== DATA SHOWN

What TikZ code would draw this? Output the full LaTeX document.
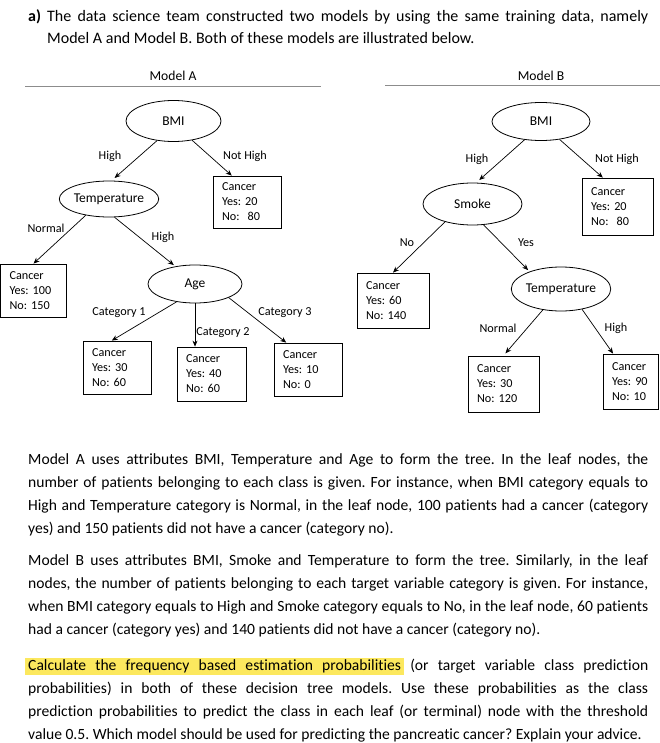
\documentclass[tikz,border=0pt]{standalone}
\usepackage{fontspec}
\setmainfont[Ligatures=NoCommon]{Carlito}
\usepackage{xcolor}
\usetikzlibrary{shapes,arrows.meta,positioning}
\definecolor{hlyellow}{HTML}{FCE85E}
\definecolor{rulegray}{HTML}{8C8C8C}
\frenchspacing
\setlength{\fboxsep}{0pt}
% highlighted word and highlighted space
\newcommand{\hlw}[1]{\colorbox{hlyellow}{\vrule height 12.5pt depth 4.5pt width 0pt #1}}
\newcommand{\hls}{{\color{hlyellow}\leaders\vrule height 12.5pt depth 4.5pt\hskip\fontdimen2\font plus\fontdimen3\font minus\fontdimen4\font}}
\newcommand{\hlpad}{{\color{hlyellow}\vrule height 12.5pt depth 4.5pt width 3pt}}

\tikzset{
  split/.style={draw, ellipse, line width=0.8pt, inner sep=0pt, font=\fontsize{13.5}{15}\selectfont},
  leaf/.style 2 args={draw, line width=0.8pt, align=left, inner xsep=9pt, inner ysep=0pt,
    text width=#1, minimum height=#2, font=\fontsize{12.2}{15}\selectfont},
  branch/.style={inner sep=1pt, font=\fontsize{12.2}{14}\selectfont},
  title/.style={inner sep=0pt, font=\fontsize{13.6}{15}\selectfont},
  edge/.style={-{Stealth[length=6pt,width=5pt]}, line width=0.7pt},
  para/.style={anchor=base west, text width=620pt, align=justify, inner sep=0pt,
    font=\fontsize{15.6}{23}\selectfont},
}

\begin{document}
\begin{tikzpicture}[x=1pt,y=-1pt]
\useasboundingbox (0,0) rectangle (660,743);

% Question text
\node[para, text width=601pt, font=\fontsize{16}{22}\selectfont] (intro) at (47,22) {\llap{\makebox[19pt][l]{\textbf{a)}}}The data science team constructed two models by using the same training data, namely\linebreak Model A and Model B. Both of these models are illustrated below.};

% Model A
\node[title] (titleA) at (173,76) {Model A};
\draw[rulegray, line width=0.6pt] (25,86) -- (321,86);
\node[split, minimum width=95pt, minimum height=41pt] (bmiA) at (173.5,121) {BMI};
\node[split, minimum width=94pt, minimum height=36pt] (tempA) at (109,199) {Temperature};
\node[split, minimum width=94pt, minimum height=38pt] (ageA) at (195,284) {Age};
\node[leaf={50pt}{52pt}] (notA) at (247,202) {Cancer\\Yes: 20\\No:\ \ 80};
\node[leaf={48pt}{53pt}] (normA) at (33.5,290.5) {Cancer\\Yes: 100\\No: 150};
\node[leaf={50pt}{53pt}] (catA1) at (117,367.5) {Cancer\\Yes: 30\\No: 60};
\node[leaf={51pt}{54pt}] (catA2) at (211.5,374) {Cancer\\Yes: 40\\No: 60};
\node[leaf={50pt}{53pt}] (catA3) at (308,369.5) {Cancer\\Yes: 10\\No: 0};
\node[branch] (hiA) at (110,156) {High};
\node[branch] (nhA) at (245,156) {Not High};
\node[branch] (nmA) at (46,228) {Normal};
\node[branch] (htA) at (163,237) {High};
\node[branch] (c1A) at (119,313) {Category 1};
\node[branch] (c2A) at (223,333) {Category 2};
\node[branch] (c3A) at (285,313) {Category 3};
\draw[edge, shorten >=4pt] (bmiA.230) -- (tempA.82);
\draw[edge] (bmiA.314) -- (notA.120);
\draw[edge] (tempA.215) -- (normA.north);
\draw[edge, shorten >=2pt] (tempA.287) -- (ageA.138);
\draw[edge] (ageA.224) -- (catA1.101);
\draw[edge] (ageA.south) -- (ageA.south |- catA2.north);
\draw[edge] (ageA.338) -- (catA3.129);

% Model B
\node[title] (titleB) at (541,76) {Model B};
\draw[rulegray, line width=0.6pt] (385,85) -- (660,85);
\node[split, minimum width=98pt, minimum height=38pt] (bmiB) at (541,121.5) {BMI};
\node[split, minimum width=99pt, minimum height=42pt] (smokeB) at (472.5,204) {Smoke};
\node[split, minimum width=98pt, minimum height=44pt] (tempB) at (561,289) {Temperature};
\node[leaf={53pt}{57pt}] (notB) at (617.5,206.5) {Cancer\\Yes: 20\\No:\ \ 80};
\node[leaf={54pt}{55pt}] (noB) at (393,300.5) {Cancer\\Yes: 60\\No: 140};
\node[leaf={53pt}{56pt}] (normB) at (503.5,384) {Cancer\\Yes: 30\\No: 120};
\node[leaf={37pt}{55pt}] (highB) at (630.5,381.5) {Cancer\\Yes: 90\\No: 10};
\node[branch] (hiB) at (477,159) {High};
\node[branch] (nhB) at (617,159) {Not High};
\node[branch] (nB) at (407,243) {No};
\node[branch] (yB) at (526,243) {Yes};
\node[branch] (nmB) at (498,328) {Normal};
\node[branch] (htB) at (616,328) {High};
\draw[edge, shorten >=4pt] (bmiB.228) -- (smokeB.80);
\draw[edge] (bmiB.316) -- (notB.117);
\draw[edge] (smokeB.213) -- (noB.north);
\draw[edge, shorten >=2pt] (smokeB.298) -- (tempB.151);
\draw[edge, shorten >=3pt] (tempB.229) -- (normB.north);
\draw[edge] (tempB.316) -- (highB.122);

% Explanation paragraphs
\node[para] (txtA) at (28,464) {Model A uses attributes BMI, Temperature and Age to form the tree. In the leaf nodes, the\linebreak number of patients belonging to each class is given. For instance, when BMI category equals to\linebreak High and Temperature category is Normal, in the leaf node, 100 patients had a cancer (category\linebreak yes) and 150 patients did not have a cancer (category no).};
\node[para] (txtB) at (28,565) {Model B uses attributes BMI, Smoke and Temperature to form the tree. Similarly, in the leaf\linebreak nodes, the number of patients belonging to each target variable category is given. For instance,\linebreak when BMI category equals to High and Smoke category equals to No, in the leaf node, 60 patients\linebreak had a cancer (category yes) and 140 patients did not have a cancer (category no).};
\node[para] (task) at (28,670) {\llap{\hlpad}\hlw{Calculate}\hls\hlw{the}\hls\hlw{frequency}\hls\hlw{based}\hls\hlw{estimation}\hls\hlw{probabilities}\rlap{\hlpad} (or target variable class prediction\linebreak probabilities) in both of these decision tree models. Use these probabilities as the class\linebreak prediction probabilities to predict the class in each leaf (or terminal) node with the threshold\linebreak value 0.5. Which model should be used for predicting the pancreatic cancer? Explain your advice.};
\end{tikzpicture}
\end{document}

====

[GOAL] Copy every line of the data word for word, omitting the images.

[WRITTEN ANSWER]
What TikZ code would draw this? Output the full LaTeX document.
\documentclass[tikz,border=0pt]{standalone}
\usepackage{fontspec}
\setmainfont[Ligatures=NoCommon]{Carlito}
\usepackage{xcolor}
\usetikzlibrary{shapes,arrows.meta,positioning}
\definecolor{hlyellow}{HTML}{FCE85E}
\definecolor{rulegray}{HTML}{8C8C8C}
\frenchspacing
\setlength{\fboxsep}{0pt}
% highlighted word and highlighted space
\newcommand{\hlw}[1]{\colorbox{hlyellow}{\vrule height 12.5pt depth 4.5pt width 0pt #1}}
\newcommand{\hls}{{\color{hlyellow}\leaders\vrule height 12.5pt depth 4.5pt\hskip\fontdimen2\font plus\fontdimen3\font minus\fontdimen4\font}}
\newcommand{\hlpad}{{\color{hlyellow}\vrule height 12.5pt depth 4.5pt width 3pt}}

\tikzset{
  split/.style={draw, ellipse, line width=0.8pt, inner sep=0pt, font=\fontsize{13.5}{15}\selectfont},
  leaf/.style 2 args={draw, line width=0.8pt, align=left, inner xsep=9pt, inner ysep=0pt,
    text width=#1, minimum height=#2, font=\fontsize{12.2}{15}\selectfont},
  branch/.style={inner sep=1pt, font=\fontsize{12.2}{14}\selectfont},
  title/.style={inner sep=0pt, font=\fontsize{13.6}{15}\selectfont},
  edge/.style={-{Stealth[length=6pt,width=5pt]}, line width=0.7pt},
  para/.style={anchor=base west, text width=620pt, align=justify, inner sep=0pt,
    font=\fontsize{15.6}{23}\selectfont},
}

\begin{document}
\begin{tikzpicture}[x=1pt,y=-1pt]
\useasboundingbox (0,0) rectangle (660,743);

% Question text
\node[para, text width=601pt, font=\fontsize{16}{22}\selectfont] (intro) at (47,22) {\llap{\makebox[19pt][l]{\textbf{a)}}}The data science team constructed two models by using the same training data, namely\linebreak Model A and Model B. Both of these models are illustrated below.};

% Model A
\node[title] (titleA) at (173,76) {Model A};
\draw[rulegray, line width=0.6pt] (25,86) -- (321,86);
\node[split, minimum width=95pt, minimum height=41pt] (bmiA) at (173.5,121) {BMI};
\node[split, minimum width=94pt, minimum height=36pt] (tempA) at (109,199) {Temperature};
\node[split, minimum width=94pt, minimum height=38pt] (ageA) at (195,284) {Age};
\node[leaf={50pt}{52pt}] (notA) at (247,202) {Cancer\\Yes: 20\\No:\ \ 80};
\node[leaf={48pt}{53pt}] (normA) at (33.5,290.5) {Cancer\\Yes: 100\\No: 150};
\node[leaf={50pt}{53pt}] (catA1) at (117,367.5) {Cancer\\Yes: 30\\No: 60};
\node[leaf={51pt}{54pt}] (catA2) at (211.5,374) {Cancer\\Yes: 40\\No: 60};
\node[leaf={50pt}{53pt}] (catA3) at (308,369.5) {Cancer\\Yes: 10\\No: 0};
\node[branch] (hiA) at (110,156) {High};
\node[branch] (nhA) at (245,156) {Not High};
\node[branch] (nmA) at (46,228) {Normal};
\node[branch] (htA) at (163,237) {High};
\node[branch] (c1A) at (119,313) {Category 1};
\node[branch] (c2A) at (223,333) {Category 2};
\node[branch] (c3A) at (285,313) {Category 3};
\draw[edge, shorten >=4pt] (bmiA.230) -- (tempA.82);
\draw[edge] (bmiA.314) -- (notA.120);
\draw[edge] (tempA.215) -- (normA.north);
\draw[edge, shorten >=2pt] (tempA.287) -- (ageA.138);
\draw[edge] (ageA.224) -- (catA1.101);
\draw[edge] (ageA.south) -- (ageA.south |- catA2.north);
\draw[edge] (ageA.338) -- (catA3.129);

% Model B
\node[title] (titleB) at (541,76) {Model B};
\draw[rulegray, line width=0.6pt] (385,85) -- (660,85);
\node[split, minimum width=98pt, minimum height=38pt] (bmiB) at (541,121.5) {BMI};
\node[split, minimum width=99pt, minimum height=42pt] (smokeB) at (472.5,204) {Smoke};
\node[split, minimum width=98pt, minimum height=44pt] (tempB) at (561,289) {Temperature};
\node[leaf={53pt}{57pt}] (notB) at (617.5,206.5) {Cancer\\Yes: 20\\No:\ \ 80};
\node[leaf={54pt}{55pt}] (noB) at (393,300.5) {Cancer\\Yes: 60\\No: 140};
\node[leaf={53pt}{56pt}] (normB) at (503.5,384) {Cancer\\Yes: 30\\No: 120};
\node[leaf={37pt}{55pt}] (highB) at (630.5,381.5) {Cancer\\Yes: 90\\No: 10};
\node[branch] (hiB) at (477,159) {High};
\node[branch] (nhB) at (617,159) {Not High};
\node[branch] (nB) at (407,243) {No};
\node[branch] (yB) at (526,243) {Yes};
\node[branch] (nmB) at (498,328) {Normal};
\node[branch] (htB) at (616,328) {High};
\draw[edge, shorten >=4pt] (bmiB.228) -- (smokeB.80);
\draw[edge] (bmiB.316) -- (notB.117);
\draw[edge] (smokeB.213) -- (noB.north);
\draw[edge, shorten >=2pt] (smokeB.298) -- (tempB.151);
\draw[edge, shorten >=3pt] (tempB.229) -- (normB.north);
\draw[edge] (tempB.316) -- (highB.122);

% Explanation paragraphs
\node[para] (txtA) at (28,464) {Model A uses attributes BMI, Temperature and Age to form the tree. In the leaf nodes, the\linebreak number of patients belonging to each class is given. For instance, when BMI category equals to\linebreak High and Temperature category is Normal, in the leaf node, 100 patients had a cancer (category\linebreak yes) and 150 patients did not have a cancer (category no).};
\node[para] (txtB) at (28,565) {Model B uses attributes BMI, Smoke and Temperature to form the tree. Similarly, in the leaf\linebreak nodes, the number of patients belonging to each target variable category is given. For instance,\linebreak when BMI category equals to High and Smoke category equals to No, in the leaf node, 60 patients\linebreak had a cancer (category yes) and 140 patients did not have a cancer (category no).};
\node[para] (task) at (28,670) {\llap{\hlpad}\hlw{Calculate}\hls\hlw{the}\hls\hlw{frequency}\hls\hlw{based}\hls\hlw{estimation}\hls\hlw{probabilities}\rlap{\hlpad} (or target variable class prediction\linebreak probabilities) in both of these decision tree models. Use these probabilities as the class\linebreak prediction probabilities to predict the class in each leaf (or terminal) node with the threshold\linebreak value 0.5. Which model should be used for predicting the pancreatic cancer? Explain your advice.};
\end{tikzpicture}
\end{document}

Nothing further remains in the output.